The second, and one whom I truly fell for, turned me down and went out with my best friend instead. Later, she married my roommate. I saw them not long ago. They seem happy.

I had a band in college, which is supposed to turn a person into a chick magnet. I suppose it might have worked if I actually had any musical ability.

I finally lost my virginity at the tender age of 26, with the aid of a credit card. I was staying in Nevada, had the whole day to myself and figured it was about time. Yes, it was $600. Yeah, she wasn't that hot. Hell, she couldn't even pretend to be interested in me for the full hour and even let me finish the deed myself. But there was some penetration, so it counts. And I still have the actual honest-to-god receipt. Because of what prostitutes will and won't do, I also may be the only person whose first kiss came after losing his virginity. (It was a New Year's party, and she was a stranger who thought I was lying when I said she was the first. Couldn't convince her otherwise.)

As far as spending the night with another person, though, that didn't happen until two years later, when a woman 14 years my senior—whom I met at a party but would never have guessed might be hitting on me—found my online personal ad and contacted me. For about a month, we saw each other, though we never called it dating, and I'm not sure even now if she wants it known that it happened. Then a funny thing occurred: I found that when sex was actually available to me, my mind was freed up to think about other things! It was around this time that I became a blogger.

After that . . . years of Internet-dating hell. There was the she who turned out to be a he—”intergendered” being the P.C. term. There was the one who would make out with me all day long, but refused to be more intimate unless I could guarantee her I was ready for the last relationship of my life. (I know: I should've lied—again.) There was the Armenian girl who, after seven dates, still sat beside me with her legs crossed and arms folded. There was speed-dating, which allowed me to get rejected 30 times in one night instead of just once. (Incidentally, it was hilarious how similar every female speed-dater was, all of them either kindergarten teachers, special-ed teachers, or women's rights attorneys.) And there were many times when I'd meet someone, we'd have nice e-mail and phone conversations and nice dinners, I'd think everything had gone well . . . only to have them tell me days later I was nice, but there just wasn't that “spark.”

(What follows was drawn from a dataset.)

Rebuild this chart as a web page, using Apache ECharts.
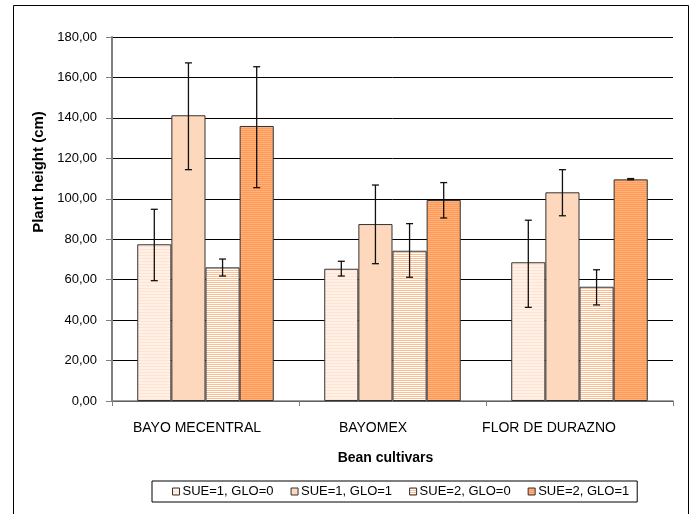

There was one brief interlude when I was on the set of a movie with a cast almost entirely made up of young women—the female extras would hang out in their nightgowns watching Sex and the City DVDs all day, and when the wrap party came around, they were ready to get wild; even my luck couldn't crap out in the face of those odds. But alas, this was in Canada, on the last day of a shoot, and not a connection feasibly maintained. Since then, I've been a real movie actor . . . and still nothing.

When I became a nationally syndicated film critic, I imagined the job might help me out—you can almost always bring a date to press screenings of hot films before they open, but usually what happens is that people want to see a movie on their own timetable, not yours. Recently, I took a date to the Hollywood premiere of one of the season's most critically acclaimed movies. She loved it . . . then sent me an e-mail saying she wasn't ready for a relationship.

Needless to say, I get no shortage of unsolicited advice from everyone around me. I shouldn't dress the way I do or like the things I like. On the other hand, I should “be myself” (even my detractors have to acknowledge I do that all the time). I should find women who are into the things I am (quick—name five female film critics off the top of your head). I should take dance classes. I should be more tolerant and less self-absorbed (give me someone other than myself to absorb, and I'll get right to it).

No doubt articles like this one don't help my case. Brooding isn't attractive. But it gets exhausting trying to start fresh every time, putting the past behind you and maintaining the optimistic hope that this next time, this next night will be different. They say you have to get back on the horse every time it kicks you off, but you know who else took that advice? Christopher Reeve.

My friends' wives and girlfriends really dig me, for some reason. Possibly because I'm no threat; they're always happy to see me and are always surprised I haven't met anyone yet. Little help here, ladies?

Alas. Their response is always the same: “I only have guy friends.”